We have a Western Animation thread for those series anyway.
And yeah, country of origin is what defines anime for me. Is it from Japan? Anime. Is it from somewhere else? Not-anime.
That's pretty racist.
Where an artist was born and what color their skin is has absolutely nothing to do with their choice of medium, subject or style. Yeah, yeah, we can start arguing cultural influences if you want, but people can and do choose to use styles from all over the globe regardless of birth.
I don't even think we are even having an argument right now or a debate. I am just saying how the debate goes and the person who was told "Sorry last air bender isn't anime" isn't even saying a single word of defense.
Or rather I think the debate alarm is a little sensitive.
Not sure what exactly you mean by that?
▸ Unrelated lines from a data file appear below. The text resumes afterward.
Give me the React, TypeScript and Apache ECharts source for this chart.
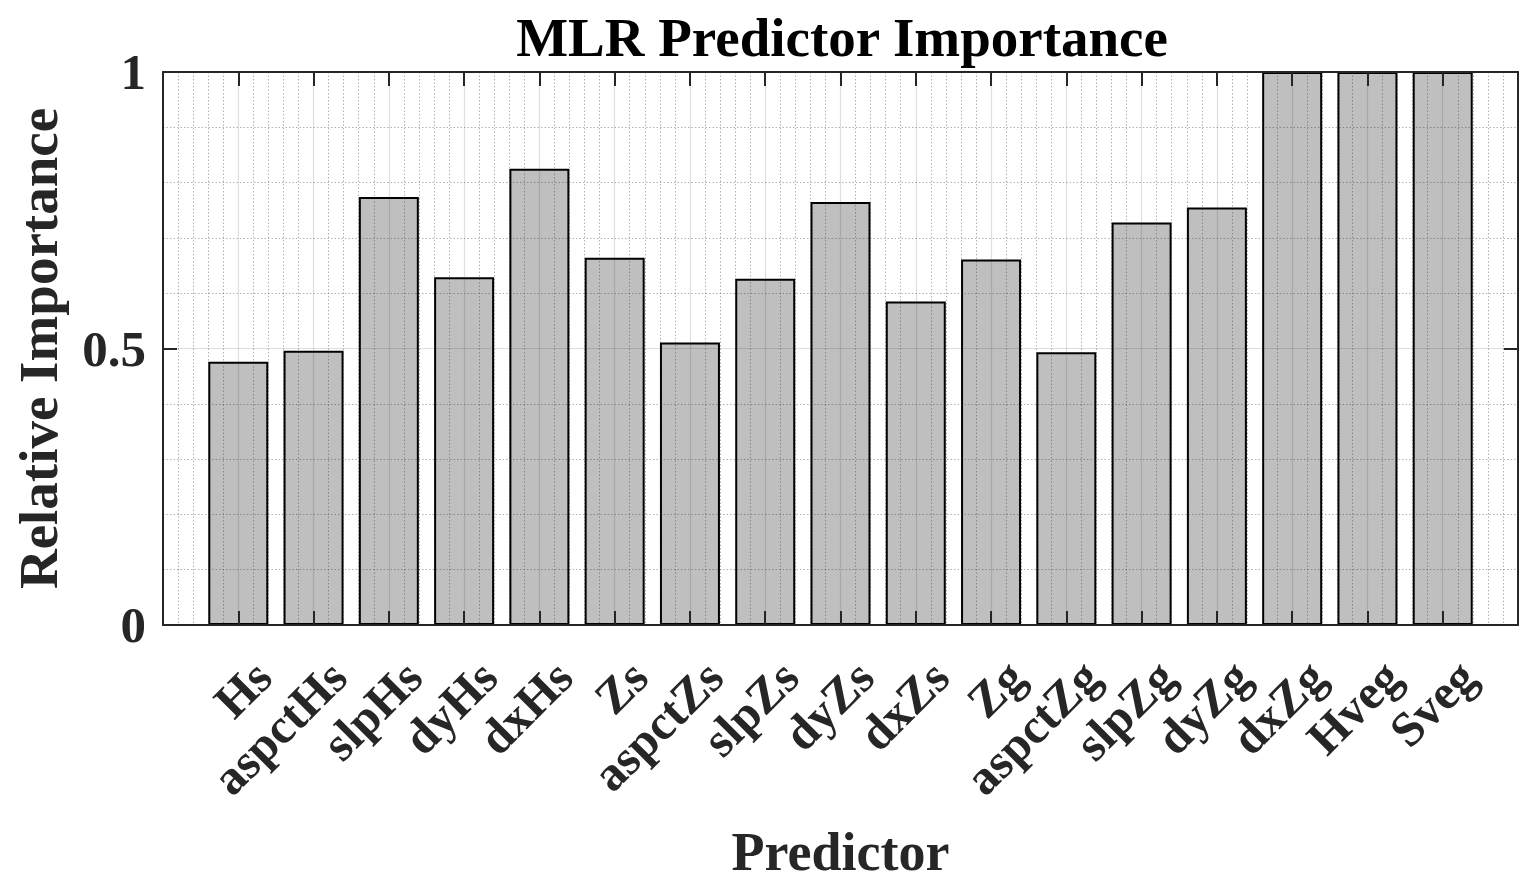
import React, { useEffect, useRef } from 'react';
import * as echarts from 'echarts';

const predictors = ['Hs', 'aspctHs', 'slpHs', 'dyHs', 'dxHs', 'Zs', 'aspctZs', 'slpZs', 'dyZs', 'dxZs', 'Zg', 'aspctZg', 'slpZg', 'dyZg', 'dxZg', 'Hveg', 'Sveg'];
const importance = [0.476, 0.496, 0.774, 0.629, 0.825, 0.664, 0.511, 0.626, 0.765, 0.585, 0.661, 0.493, 0.728, 0.755, 1, 1, 1];
const titleText = 'MLR Predictor Importance';
const xName = 'Predictor';
const yName = 'Relative Importance';

const FONT = '"Liberation Serif", "Times New Roman", serif';
const INK = '#262626';
const MAJOR = 'rgba(38,38,38,0.15)';
const MINOR = 'rgba(38,38,38,0.36)';

export default function App() {
  const ref = useRef<HTMLDivElement>(null);
  useEffect(() => {
    if (!ref.current) return;
    const chart = echarts.init(ref.current, undefined, { renderer: 'svg' });
    const axisLine = { show: true, onZero: false, lineStyle: { color: INK, width: 2 } };
    const axisTick = { show: true, inside: true, length: 14, lineStyle: { color: INK, width: 2 } };
    const labelStyle = { fontFamily: FONT, fontWeight: 'bold' as const, color: INK };
    chart.setOption({
      animation: false,
      backgroundColor: '#ffffff',
      title: {
        text: titleText,
        left: 837,
        textAlign: 'center',
        top: 5,
        textStyle: { ...labelStyle, color: '#000000', fontSize: 55 },
      },
      grid: { left: 163, right: 20, top: 72, bottom: 262, containLabel: false },
      xAxis: [
        {
          type: 'value',
          position: 'bottom',
          min: 0,
          max: 18,
          interval: 1,
          z: 3,
          axisLine,
          axisTick,
          axisLabel: {
            ...labelStyle,
            fontSize: 49,
            rotate: 45,
            align: 'right',
            verticalAlign: 'top',
            lineHeight: 70,
            margin: 19,
            showMinLabel: true,
            showMaxLabel: true,
            formatter: (v: number) => predictors[Math.round(v) - 1] ?? '',
          },
          splitLine: { show: true, lineStyle: { color: MAJOR, width: 1.2 } },
          minorTick: { show: false, splitNumber: 5 },
          minorSplitLine: { show: true, lineStyle: { color: MINOR, width: 1, type: [1.5, 2] } },
          name: xName,
          nameLocation: 'middle',
          nameGap: 200,
          nameTextStyle: { ...labelStyle, fontSize: 54 },
        },
        {
          type: 'value',
          position: 'top',
          min: 0,
          max: 18,
          interval: 1,
          z: 3,
          axisLine,
          axisTick,
          axisLabel: { show: false },
          splitLine: { show: false },
        },
      ],
      yAxis: [
        {
          type: 'value',
          position: 'left',
          min: 0,
          max: 1,
          interval: 0.5,
          z: 3,
          axisLine,
          axisTick,
          axisLabel: { ...labelStyle, fontSize: 51, margin: 17 },
          splitLine: { show: true, lineStyle: { color: MAJOR, width: 1.2 } },
          minorTick: { show: false, splitNumber: 5 },
          minorSplitLine: { show: true, lineStyle: { color: MINOR, width: 1, type: [1.5, 2] } },
          name: yName,
          nameLocation: 'middle',
          nameGap: 97,
          nameRotate: 90,
          nameTextStyle: { ...labelStyle, fontSize: 55 },
        },
        {
          type: 'value',
          position: 'right',
          min: 0,
          max: 1,
          interval: 0.5,
          z: 3,
          axisLine,
          axisTick,
          axisLabel: { show: false },
          splitLine: { show: false },
        },
      ],
      series: [
        {
          type: 'bar',
          xAxisIndex: 0,
          yAxisIndex: 0,
          barWidth: 60,
          z: 2,
          data: importance.map((v, i) => [i + 1, v]),
          itemStyle: { color: '#bfbfbf', borderColor: '#000000', borderWidth: 2 },
        },
      ],
    });
    return () => chart.dispose();
  }, []);
  return <div ref={ref} style={{ position: 'fixed', left: 0, top: 0, width: 1538, height: 887, background: '#fff' }} />;
}
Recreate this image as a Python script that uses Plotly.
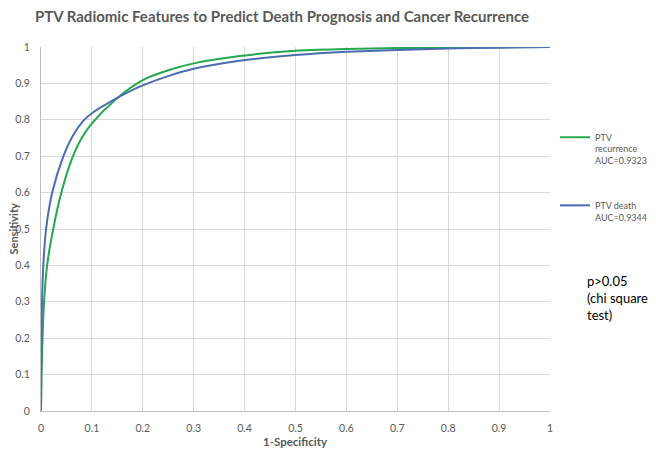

I don't hang out on internet forums all day. I respond when I have time.
I just stick to the country-of-origin side, because the "anime is a style" side has too many caveats - both positive and negative.
If anime is a style separate to cartoons, then it would be logically possible for their to be Japanese cartoons which are not anime. Yet all Japanese cartoons are anime by definition regardless of style.
Uh...you're basically saying that Japanese artists are incapable of producing anything besides anime. I don't think you've thought your definition through very well.
Japanese cartoons are 99% anime because they are 99% the same visually. They simply don't seem to have the same wide range of visual variation that US/EU comics do. Could be the community-and-sameness culture, could just be that what we see outside the country is not as varied as what happens inside the country. But if a Japanese artist comes out with a Marvel-style comic, that's not anime.
All that aside, AtLA clearly has far more in common with anime than any US/EU comic. If the artists' race is your sole defining factor for art styles than I guess that's that but for anyone with a less tightly defined view of art, AtLA is clearly more anime than Marvel.
Art isn't always an easily labeled thing. That's one of the major points of art - pushing boundaries, investigating conventions, trying to find beauty. Trying to define an art style by the artists' race is kind of weird. Art is literally the opposite of widgets that can be easily and permanently classified.